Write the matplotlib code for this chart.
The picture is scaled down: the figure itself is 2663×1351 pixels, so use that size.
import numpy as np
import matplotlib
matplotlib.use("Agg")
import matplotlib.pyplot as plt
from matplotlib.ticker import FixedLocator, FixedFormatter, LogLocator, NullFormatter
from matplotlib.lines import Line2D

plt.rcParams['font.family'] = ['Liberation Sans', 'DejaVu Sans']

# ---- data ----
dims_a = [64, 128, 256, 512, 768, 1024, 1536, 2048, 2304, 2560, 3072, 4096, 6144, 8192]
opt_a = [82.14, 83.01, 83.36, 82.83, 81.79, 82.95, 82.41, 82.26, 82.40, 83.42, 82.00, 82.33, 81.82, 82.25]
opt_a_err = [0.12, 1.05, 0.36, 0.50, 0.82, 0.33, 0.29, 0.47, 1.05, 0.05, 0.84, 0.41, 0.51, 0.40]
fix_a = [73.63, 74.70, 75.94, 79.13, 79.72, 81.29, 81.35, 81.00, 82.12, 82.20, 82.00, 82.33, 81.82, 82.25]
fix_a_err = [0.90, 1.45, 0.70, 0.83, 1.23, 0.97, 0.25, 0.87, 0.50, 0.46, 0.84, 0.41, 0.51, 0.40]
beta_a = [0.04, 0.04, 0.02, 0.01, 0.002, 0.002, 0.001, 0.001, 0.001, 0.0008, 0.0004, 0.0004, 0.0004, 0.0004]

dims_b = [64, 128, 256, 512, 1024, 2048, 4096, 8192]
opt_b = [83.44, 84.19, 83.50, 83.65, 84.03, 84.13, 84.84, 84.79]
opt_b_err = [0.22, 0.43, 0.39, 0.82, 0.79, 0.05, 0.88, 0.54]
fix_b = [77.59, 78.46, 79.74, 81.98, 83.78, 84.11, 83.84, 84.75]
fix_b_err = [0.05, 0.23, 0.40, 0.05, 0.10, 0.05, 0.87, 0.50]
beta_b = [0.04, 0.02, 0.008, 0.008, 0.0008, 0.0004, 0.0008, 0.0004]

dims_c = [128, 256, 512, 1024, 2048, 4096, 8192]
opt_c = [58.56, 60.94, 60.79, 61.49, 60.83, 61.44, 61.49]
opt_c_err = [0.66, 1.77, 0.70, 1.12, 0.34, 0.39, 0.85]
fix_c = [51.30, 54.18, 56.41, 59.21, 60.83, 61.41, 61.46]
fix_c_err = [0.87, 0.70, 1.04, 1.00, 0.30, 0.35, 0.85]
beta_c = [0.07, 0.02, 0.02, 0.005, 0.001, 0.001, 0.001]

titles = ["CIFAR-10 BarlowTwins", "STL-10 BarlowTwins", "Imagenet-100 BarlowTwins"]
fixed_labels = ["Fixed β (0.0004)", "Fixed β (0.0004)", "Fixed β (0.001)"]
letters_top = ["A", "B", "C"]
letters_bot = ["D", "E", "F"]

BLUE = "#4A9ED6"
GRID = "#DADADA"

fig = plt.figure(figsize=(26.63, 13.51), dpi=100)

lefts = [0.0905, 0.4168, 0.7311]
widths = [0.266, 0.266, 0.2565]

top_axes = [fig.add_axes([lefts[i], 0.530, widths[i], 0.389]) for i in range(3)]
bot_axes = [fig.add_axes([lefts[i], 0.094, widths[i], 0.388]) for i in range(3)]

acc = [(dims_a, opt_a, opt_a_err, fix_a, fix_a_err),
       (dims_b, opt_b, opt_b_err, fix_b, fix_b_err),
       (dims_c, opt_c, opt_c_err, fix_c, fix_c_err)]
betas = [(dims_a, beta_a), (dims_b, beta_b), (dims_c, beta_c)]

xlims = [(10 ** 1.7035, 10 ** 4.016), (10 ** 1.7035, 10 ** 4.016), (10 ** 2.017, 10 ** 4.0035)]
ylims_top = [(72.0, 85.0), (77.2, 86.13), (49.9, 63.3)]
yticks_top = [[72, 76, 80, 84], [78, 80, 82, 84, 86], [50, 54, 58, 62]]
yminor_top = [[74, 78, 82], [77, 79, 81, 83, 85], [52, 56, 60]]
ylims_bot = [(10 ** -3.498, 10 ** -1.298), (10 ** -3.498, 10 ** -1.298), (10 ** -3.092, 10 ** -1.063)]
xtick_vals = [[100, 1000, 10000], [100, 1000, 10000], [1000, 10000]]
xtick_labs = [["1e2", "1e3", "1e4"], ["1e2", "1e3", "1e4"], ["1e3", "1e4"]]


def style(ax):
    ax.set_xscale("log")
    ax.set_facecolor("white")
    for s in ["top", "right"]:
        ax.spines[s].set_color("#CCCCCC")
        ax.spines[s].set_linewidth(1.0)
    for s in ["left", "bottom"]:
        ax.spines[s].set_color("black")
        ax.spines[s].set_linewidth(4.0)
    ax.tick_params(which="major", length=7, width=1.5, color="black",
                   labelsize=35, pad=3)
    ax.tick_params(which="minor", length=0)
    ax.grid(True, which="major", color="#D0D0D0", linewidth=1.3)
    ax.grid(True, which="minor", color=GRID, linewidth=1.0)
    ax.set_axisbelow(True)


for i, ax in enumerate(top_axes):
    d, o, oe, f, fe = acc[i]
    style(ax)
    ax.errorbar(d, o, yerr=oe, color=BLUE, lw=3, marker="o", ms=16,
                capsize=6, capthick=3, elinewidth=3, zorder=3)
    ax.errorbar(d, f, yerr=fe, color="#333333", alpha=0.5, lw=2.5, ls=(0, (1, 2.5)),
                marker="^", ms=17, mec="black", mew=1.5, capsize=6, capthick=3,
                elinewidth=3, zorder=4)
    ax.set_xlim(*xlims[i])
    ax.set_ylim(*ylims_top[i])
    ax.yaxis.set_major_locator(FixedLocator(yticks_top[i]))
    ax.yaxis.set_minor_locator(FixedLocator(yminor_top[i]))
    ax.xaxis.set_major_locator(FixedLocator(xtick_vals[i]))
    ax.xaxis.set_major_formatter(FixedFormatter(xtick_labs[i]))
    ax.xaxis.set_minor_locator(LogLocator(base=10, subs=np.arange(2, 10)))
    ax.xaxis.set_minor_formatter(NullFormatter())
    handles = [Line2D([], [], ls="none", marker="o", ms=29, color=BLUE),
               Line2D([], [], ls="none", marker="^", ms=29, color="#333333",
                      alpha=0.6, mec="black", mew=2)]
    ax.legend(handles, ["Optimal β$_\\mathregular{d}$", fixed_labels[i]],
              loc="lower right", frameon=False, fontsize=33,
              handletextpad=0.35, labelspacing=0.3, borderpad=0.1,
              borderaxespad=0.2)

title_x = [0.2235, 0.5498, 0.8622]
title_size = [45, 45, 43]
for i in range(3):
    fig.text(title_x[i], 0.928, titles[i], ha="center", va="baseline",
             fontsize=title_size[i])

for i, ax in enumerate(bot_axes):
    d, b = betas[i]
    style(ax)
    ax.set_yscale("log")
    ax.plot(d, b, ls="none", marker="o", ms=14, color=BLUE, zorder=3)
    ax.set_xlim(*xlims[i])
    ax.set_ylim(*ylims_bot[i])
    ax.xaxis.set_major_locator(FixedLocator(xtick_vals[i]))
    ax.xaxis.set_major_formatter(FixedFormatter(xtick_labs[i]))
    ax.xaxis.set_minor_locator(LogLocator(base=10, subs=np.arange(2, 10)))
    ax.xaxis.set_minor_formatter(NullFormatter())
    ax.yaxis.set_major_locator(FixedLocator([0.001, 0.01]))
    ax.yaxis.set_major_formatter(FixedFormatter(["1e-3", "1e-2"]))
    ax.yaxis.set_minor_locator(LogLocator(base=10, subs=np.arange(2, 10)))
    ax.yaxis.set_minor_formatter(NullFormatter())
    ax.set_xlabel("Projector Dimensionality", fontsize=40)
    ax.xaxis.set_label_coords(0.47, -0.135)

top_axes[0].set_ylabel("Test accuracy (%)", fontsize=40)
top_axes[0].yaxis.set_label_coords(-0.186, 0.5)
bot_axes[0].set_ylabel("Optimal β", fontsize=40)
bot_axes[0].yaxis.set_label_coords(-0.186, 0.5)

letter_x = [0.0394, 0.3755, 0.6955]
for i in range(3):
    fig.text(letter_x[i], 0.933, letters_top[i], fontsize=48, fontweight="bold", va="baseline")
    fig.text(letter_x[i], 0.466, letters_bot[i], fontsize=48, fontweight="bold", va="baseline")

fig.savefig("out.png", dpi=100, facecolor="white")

▶ _Problem requirements_
Set down exactly the lines from the line that contains "The picture is" to the line that contains "plt.rcParams['font.family'] = ['Liberation", both lines included, and nothing more.

▶ _Exercise result_
The picture is scaled down: the figure itself is 2663×1351 pixels, so use that size.
import numpy as np
import matplotlib
matplotlib.use("Agg")
import matplotlib.pyplot as plt
from matplotlib.ticker import FixedLocator, FixedFormatter, LogLocator, NullFormatter
from matplotlib.lines import Line2D

plt.rcParams['font.family'] = ['Liberation Sans', 'DejaVu Sans']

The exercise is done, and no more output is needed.